August is National Breastfeeding Awareness Month here in the Philippines, and the first week is celebrated worldwide as World Breastfeeding Week, and yet again both events are to be held under the shadow of COVID-19. Last year, I wrote about the challenges that the global pandemic had brought about for mothers that wanted to breastfeed their children. Breastfeeding is natural, but it is seldom easy, and the support systems that new mothers could depend on were amongst the many systems disrupted by the pandemic.
There were also fears about whether or not COVID-19 could be passed on through breast milk to the infant. However, the prevailing wisdom then – which still holds true now, even after months of new data – is that COVID-19 cannot be passed through breast milk, as no transmission of the virus through breast milk has been detected yet, as of a UNICEF article on safe breastfeeding that was released last April. For so long as appropriate precautions are taken – mask, hand washing, cleansing potentially unsanitary surfaces – the recommendation of health experts is that breastfeeding can and should continue, even for mothers who have COVID-19 or have symptoms of the same.
Even with the new threat to our health, the old benefits of breast milk have not changed. As stated by the UNICEF and the WHO: “Breastfeeding is one of the most effective – and cost-effective – ways to save and improve the lives of children everywhere, yielding lifelong health benefits for infants and their mothers.” Breast milk, as one study puts it, “is the gold standard for protective nutrients fed to newborn infants.” The promotion of breastfeeding does not only have benefits for mothers and their children, but for the nation as a whole, as the practice can be positively linked to all 17 of the United Nations’ Sustainable Development Goals.
In fact, for those who are able and willing to breastfeed, doing so during the pandemic may provide even more benefits for their infants. While there was initially little data on the effect of COVID vaccines on pregnant or breastfeeding mothers and their children, early results from tests conducted on Pfizer and Moderna vaccines show that the vaccines themselves are not passed on to the children, which was a concern of many mothers due to the effects of vaccines on the very young being yet unknown. (Note that the Pfizer and Moderna vaccines do not use a live, weakened form of the virus, so this data should only be applied to those vaccines. However, even for other vaccines the WHO and the DOH do not recommend discontinuing breastfeeding after vaccination.)
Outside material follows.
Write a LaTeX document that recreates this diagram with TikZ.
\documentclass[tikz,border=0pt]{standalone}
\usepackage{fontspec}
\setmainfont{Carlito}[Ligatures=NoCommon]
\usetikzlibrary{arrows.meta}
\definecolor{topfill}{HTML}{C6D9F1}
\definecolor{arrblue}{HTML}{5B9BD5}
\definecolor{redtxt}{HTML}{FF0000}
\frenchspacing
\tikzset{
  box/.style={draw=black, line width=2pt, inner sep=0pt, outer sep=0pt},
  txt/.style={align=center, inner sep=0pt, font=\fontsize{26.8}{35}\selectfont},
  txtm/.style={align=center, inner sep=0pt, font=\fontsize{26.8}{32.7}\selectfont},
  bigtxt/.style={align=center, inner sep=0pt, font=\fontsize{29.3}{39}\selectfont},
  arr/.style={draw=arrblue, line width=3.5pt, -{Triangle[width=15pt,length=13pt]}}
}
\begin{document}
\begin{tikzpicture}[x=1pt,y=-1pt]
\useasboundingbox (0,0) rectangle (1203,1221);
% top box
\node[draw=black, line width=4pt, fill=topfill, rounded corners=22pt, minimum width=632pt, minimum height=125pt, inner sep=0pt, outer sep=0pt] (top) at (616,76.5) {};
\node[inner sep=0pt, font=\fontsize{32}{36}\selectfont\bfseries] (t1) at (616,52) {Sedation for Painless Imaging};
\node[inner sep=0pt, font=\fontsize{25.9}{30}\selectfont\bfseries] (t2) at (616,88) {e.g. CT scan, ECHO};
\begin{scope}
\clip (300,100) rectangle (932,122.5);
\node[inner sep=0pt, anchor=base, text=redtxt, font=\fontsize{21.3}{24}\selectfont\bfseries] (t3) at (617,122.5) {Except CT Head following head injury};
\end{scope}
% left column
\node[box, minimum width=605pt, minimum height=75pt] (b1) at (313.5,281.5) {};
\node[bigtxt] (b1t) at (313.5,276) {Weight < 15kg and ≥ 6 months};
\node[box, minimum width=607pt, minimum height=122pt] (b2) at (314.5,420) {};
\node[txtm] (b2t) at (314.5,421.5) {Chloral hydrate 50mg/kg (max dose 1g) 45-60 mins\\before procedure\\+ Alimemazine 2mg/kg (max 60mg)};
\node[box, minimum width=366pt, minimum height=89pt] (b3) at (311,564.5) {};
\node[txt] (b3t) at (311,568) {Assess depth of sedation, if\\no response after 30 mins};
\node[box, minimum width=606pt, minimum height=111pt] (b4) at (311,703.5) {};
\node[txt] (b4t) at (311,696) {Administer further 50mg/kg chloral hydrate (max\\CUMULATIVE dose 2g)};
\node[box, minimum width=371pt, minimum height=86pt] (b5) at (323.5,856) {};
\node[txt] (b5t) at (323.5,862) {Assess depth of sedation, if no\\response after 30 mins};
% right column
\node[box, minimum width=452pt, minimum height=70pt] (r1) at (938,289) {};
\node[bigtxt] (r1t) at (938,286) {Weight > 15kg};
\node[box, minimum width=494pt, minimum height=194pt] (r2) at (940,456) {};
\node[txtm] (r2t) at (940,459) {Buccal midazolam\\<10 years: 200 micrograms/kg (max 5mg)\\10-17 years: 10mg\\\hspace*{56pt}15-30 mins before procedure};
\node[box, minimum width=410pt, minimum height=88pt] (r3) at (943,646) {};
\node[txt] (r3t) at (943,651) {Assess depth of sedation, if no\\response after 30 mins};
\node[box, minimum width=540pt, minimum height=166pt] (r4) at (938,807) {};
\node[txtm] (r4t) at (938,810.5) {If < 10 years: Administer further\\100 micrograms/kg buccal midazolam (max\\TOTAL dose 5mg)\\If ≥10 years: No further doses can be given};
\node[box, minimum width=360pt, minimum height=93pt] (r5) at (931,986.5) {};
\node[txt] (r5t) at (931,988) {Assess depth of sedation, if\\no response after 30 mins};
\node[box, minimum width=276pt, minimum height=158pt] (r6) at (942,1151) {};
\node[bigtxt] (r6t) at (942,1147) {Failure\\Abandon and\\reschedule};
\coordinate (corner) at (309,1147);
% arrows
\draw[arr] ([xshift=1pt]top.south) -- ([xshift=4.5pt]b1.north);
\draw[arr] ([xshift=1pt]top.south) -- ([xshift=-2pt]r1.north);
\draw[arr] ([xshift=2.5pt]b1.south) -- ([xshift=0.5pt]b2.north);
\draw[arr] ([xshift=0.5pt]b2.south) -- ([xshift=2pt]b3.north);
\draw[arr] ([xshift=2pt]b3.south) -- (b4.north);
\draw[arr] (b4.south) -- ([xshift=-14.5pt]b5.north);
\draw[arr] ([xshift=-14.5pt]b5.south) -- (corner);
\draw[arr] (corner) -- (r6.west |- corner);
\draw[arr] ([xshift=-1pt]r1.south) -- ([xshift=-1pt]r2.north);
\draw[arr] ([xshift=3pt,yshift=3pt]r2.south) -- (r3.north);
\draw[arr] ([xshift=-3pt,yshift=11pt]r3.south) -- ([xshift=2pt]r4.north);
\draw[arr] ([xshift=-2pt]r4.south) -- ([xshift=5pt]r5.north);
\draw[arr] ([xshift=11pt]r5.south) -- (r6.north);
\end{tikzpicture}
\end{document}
Even better, the studies showed that the protective antibodies produced by the vaccinated mothers were detected in the milk. What this means in concrete terms will require further study, but the presence of these antibodies is a positive sign that breastfeeding may be able to deliver some additional protection.
Yet for all these benefits – tangible and potential – that breastfeeding can bring about, especially during this pandemic, the unbelievable yet undeniable fact is that the stigma against breastfeeding remains firmly entrenched in both systems and minds. While nations such as the Philippines have legislation protecting and supporting the right of mothers to breastfeed, there continue to be instances where breastfeeding mothers around the world are shamed, removed from participation in events or asked to cover up. Even when there is no direct obstruction of a mother’s right to breastfeed her child, the failure to take into consideration the needs and realities faced by these mothers can force them to make unnecessary and difficult choices between a job/opportunity on the one hand, and their ability to continue breastfeeding their babies on the other.
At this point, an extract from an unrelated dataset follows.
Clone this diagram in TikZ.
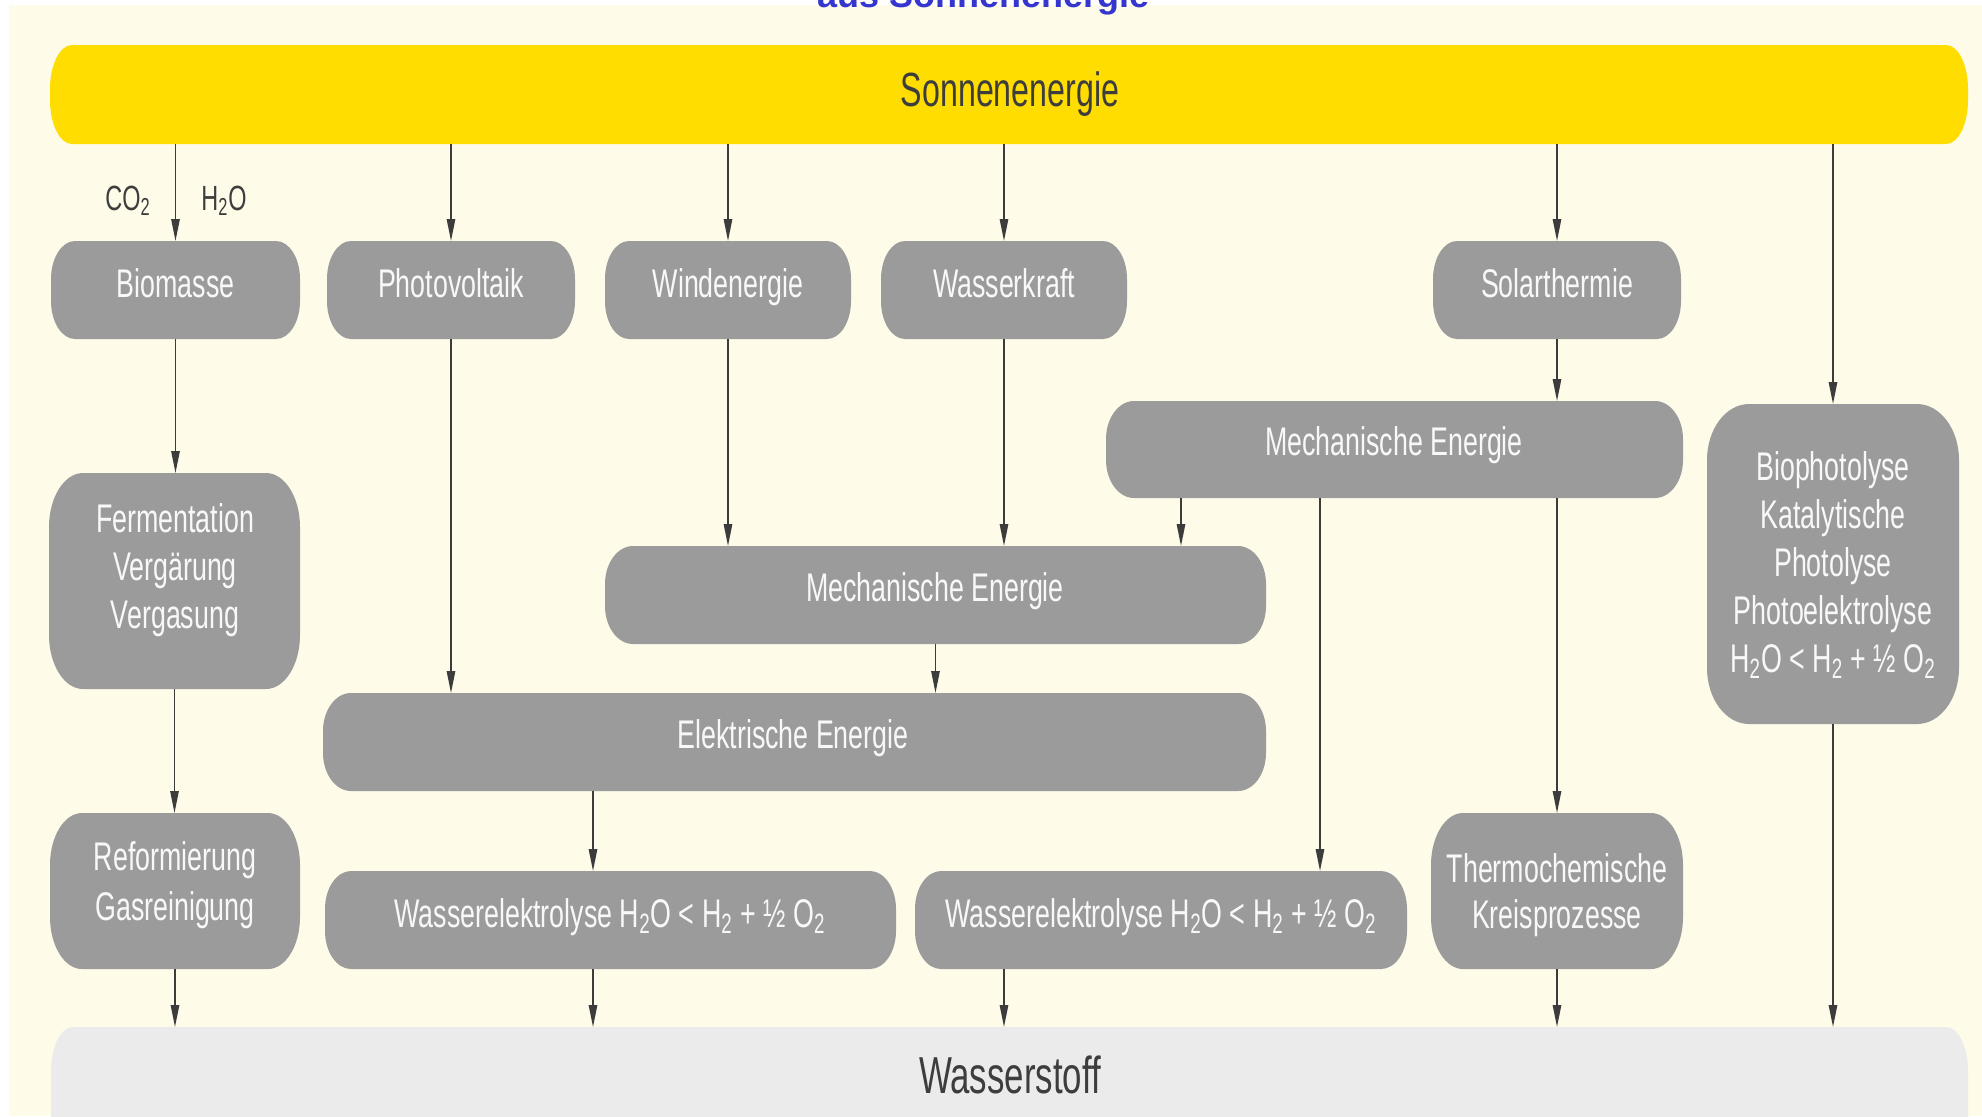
\documentclass[tikz,border=0pt]{standalone}
\usepackage{fontspec}
\setmainfont{Liberation Sans}[FakeStretch=0.67]
\newfontfamily\titlefont{Liberation Sans}
\usetikzlibrary{arrows.meta}
\definecolor{cream}{HTML}{FEFBE9}
\definecolor{sunyellow}{HTML}{FFDD00}
\definecolor{boxgray}{HTML}{9B9B9B}
\definecolor{hgray}{HTML}{EBEBEB}
\definecolor{linegray}{HTML}{3C3C3C}
\definecolor{darktext}{HTML}{3D3D3D}
\definecolor{boxtext}{HTML}{F8F8F8}
\definecolor{titleblue}{HTML}{3535D0}
\newcommand{\lnTop}{\rule{0pt}{16pt}}
\newcommand{\lnBot}{\rule[-16pt]{0pt}{16pt}}
% \pillshape{fill}{x0}{y0}{x1}{y1}{rx}{ry}
\newcommand{\pillshape}[7]{%
  \fill[#1] ({#2+#6},#3) -- ({#4-#6},#3)
    .. controls ({#4-0.448*#6},#3) and (#4,{#3+0.448*#7}) .. (#4,{#3+#7})
    -- (#4,{#5-#7})
    .. controls (#4,{#5-0.448*#7}) and ({#4-0.448*#6},#5) .. ({#4-#6},#5)
    -- ({#2+#6},#5)
    .. controls ({#2+0.448*#6},#5) and (#2,{#5-0.448*#7}) .. (#2,{#5-#7})
    -- (#2,{#3+#7})
    .. controls (#2,{#3+0.448*#7}) and ({#2+0.448*#6},#3) .. ({#2+#6},#3) -- cycle;}
% \pillnode{name}{x0}{y0}{x1}{y1}{rx}{ry}{fill}
\newcommand{\pillnode}[8]{%
  \pillshape{#8}{#2}{#3}{#4}{#5}{#6}{#7}
  \node[frame, minimum width={(#4-#2)*0.5pt}, minimum height={(#5-#3)*0.5pt}]
    (#1) at ({(#2+#4)/2},{(#3+#5)/2}) {};}
\begin{document}
\begin{tikzpicture}[x=0.5pt,y=-0.5pt,
  frame/.style={draw=none, fill=none, inner sep=0pt, outer sep=0pt, rectangle},
  btext/.style={text=boxtext, font=\fontsize{20}{24}\selectfont, inner sep=0pt, align=center},
  arr/.style={draw=linegray, line width=0.8pt, -{Triangle[length=11pt,width=4.2pt]}},
  chem/.style={text=darktext, font=\fontsize{17.5}{20}\selectfont, inner sep=0pt, anchor=base}]
\useasboundingbox (0,0) rectangle (1982,1116);
\clip (0,0) rectangle (1982,1116);
\fill[cream] (9,5) rectangle (1982,1116);
\node[text=titleblue, font=\titlefont\bfseries\fontsize{18}{20}\selectfont, inner sep=0pt, anchor=base] (title) at (998,7) {aus Sonnenenergie\,\textsuperscript{1)}};

% top and bottom bars
\pillnode{sonne}{50}{45}{1968}{144}{22}{44}{sunyellow}
\node[text=darktext, font=\fontsize{24}{28}\selectfont, inner sep=0pt, anchor=base] (sonne-t) at (1010,106) {Sonnenenergie};
\pillnode{h2}{51}{1027}{1968}{1190}{22}{44}{hgray}
\node[text=darktext, font=\fontsize{26}{30}\selectfont, inner sep=0pt, anchor=base] (h2-t) at (1010,1093) {Wasserstoff};

% first row
\pillnode{bio}{51}{241}{300}{339}{24}{38}{boxgray}
\node[btext, anchor=base] (bio-t) at (175.5,297) {Biomasse};
\pillnode{pv}{327}{241}{575}{339}{24}{38}{boxgray}
\node[btext, anchor=base] (pv-t) at (451,297) {Photovoltaik};
\pillnode{wind}{605}{241}{851}{339}{24}{38}{boxgray}
\node[btext, anchor=base] (wind-t) at (728,297) {Windenergie};
\pillnode{wk}{881}{241}{1127}{339}{24}{38}{boxgray}
\node[btext, anchor=base] (wk-t) at (1004,297) {Wasserkraft};
\pillnode{st}{1433}{241}{1681}{339}{24}{38}{boxgray}
\node[btext, anchor=base] (st-t) at (1557,297) {Solarthermie};

% labels at biomass arrow
\node[chem] (co2) at (128,210) {CO\textsubscript{2}};
\node[chem] (h2o) at (224,210) {H\textsubscript{2}O};

% energy boxes
\pillnode{mechU}{1106}{401}{1683}{498}{28}{38}{boxgray}
\node[btext, anchor=base] (mechU-t) at (1394,455) {Mechanische Energie};
\pillnode{mechM}{605}{546}{1266}{644}{28}{38}{boxgray}
\node[btext, anchor=base] (mechM-t) at (935,601) {Mechanische Energie};
\pillnode{elek}{323}{693}{1266}{791}{28}{38}{boxgray}
\node[btext, anchor=base] (elek-t) at (793,748) {Elektrische Energie};

% left column
\pillnode{ferm}{49}{473}{300}{689}{34}{54}{boxgray}
\node[btext] (ferm-t) at (175,580) {\lnTop Fermentation\\Vergärung\\Vergasung\lnBot};
\pillnode{ref}{50}{813}{300}{969}{32}{52}{boxgray}
\node[btext, font=\fontsize{20}{25}\selectfont] (ref-t) at (175,895) {\lnTop Reformierung\\Gasreinigung\lnBot};

% electrolysis and thermochemistry
\pillnode{we1}{325}{871}{896}{969}{26}{38}{boxgray}
\node[btext, anchor=base] (we1-t) at (610,927) {Wasserelektrolyse H\textsubscript{2}O < H\textsubscript{2} + ½ O\textsubscript{2}};
\pillnode{we2}{915}{871}{1407}{969}{26}{38}{boxgray}
\node[btext, anchor=base] (we2-t) at (1161,927) {Wasserelektrolyse H\textsubscript{2}O < H\textsubscript{2} + ½ O\textsubscript{2}};
\pillnode{thermo}{1431}{813}{1683}{969}{32}{52}{boxgray}
\node[btext, font=\fontsize{20}{23}\selectfont] (thermo-t) at (1557,905) {\lnTop Thermochemische\\Kreisprozesse\lnBot};

% photolysis
\pillnode{bph}{1707}{404}{1959}{724}{42}{56}{boxgray}
\node[btext] (bph-t) at (1833,576) {\lnTop Biophotolyse\\Katalytische\\Photolyse\\Photoelektrolyse\\H\textsubscript{2}O < H\textsubscript{2} + ½ O\textsubscript{2}\lnBot};

% lanes for off-centre connectors
\coordinate (lMUa) at (1181,0);
\coordinate (lMUb) at (1320,0);
\coordinate (lWE1) at (593,0);

% connectors
\draw[arr] (sonne.south -| bio.north) -- (bio.north);
\draw[arr] (sonne.south -| pv.north) -- (pv.north);
\draw[arr] (sonne.south -| wind.north) -- (wind.north);
\draw[arr] (sonne.south -| wk.north) -- (wk.north);
\draw[arr] (sonne.south -| st.north) -- (st.north);
\draw[arr] (sonne.south -| bph.north) -- (bph.north);
\draw[arr] (bio.south) -- (bio.south |- ferm.north);
\draw[arr] (ferm.south) -- (ferm.south |- ref.north);
\draw[arr] (ref.south) -- (ref.south |- h2.north);
\draw[arr] (pv.south) -- (pv.south |- elek.north);
\draw[arr] (wind.south) -- (wind.south |- mechM.north);
\draw[arr] (wk.south) -- (wk.south |- mechM.north);
\draw[arr] (st.south) -- (st.south |- mechU.north);
\draw[arr] (mechU.south -| lMUa) -- (mechM.north -| lMUa);
\draw[arr] (mechU.south -| lMUb) -- (we2.north -| lMUb);
\draw[arr] (mechU.south -| thermo.north) -- (thermo.north);
\draw[arr] (mechM.south) -- (mechM.south |- elek.north);
\draw[arr] (elek.south -| lWE1) -- (we1.north -| lWE1);
\draw[arr] (we1.south -| lWE1) -- (h2.north -| lWE1);
\draw[arr] (we2.south -| wk.south) -- (h2.north -| wk.south);
\draw[arr] (thermo.south) -- (thermo.south |- h2.north);
\draw[arr] (bph.south) -- (bph.south |- h2.north);
\end{tikzpicture}
\end{document}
One event that brought this to the fore is the Olympics, where athletes who are breastfeeding mothers have been vocal about their frustration. Initially, athletes participating in the games were afraid that they would not even be allowed to bring their children to Japan because of the country’s COVID-19 restrictions, and while the organizers later relented, the requirements and restrictions placed on the children were found by some to be too restrictive. The babies and/or caregivers were not to be allowed into the residential area of the Olympic Village where the athletes would reside, which meant that the mothers would not be near their infants, an arrangement which anyone who had experience with breastfeeding would know is unmanageable. After all, babies do not feed at regular times. At least half of the athlete mothers who were public about wanting to bring their nursing infants decided not to do so because of the restrictions, which meant they had to stop directly breastfeeding their children.
It’s clear that much work still needs to be done to make sure that women are able to fully exercise their right to breastfeed their children. The theme of this year’s World Breastfeeding Week is “Protect Breastfeeding – A Shared Responsibility” and it’s a timely way to be reminded that while only mothers can breastfeed, mothers cannot do it alone.
They need legislation that codifies in no uncertain terms their right to breastfeed their children whenever and wherever the need arises; they need to have the opportunity to be included in early clinical testing of essential medicines such as vaccines in order to provide better information for mothers who are often left in the dark about the effects of important medication on themselves or their children; they need to have systems that are modified to take their real needs into account.
It’s common for us to declare that nothing is more important than the welfare of our children, and it’s widely accepted now that breastfeeding is one of the best means we have of giving them the protection and nourishment they need. It’s time that we do more than pay lip service to the importance of breastfeeding. It’s time for more than just mothers to ask, to push, to bear the responsibility for it.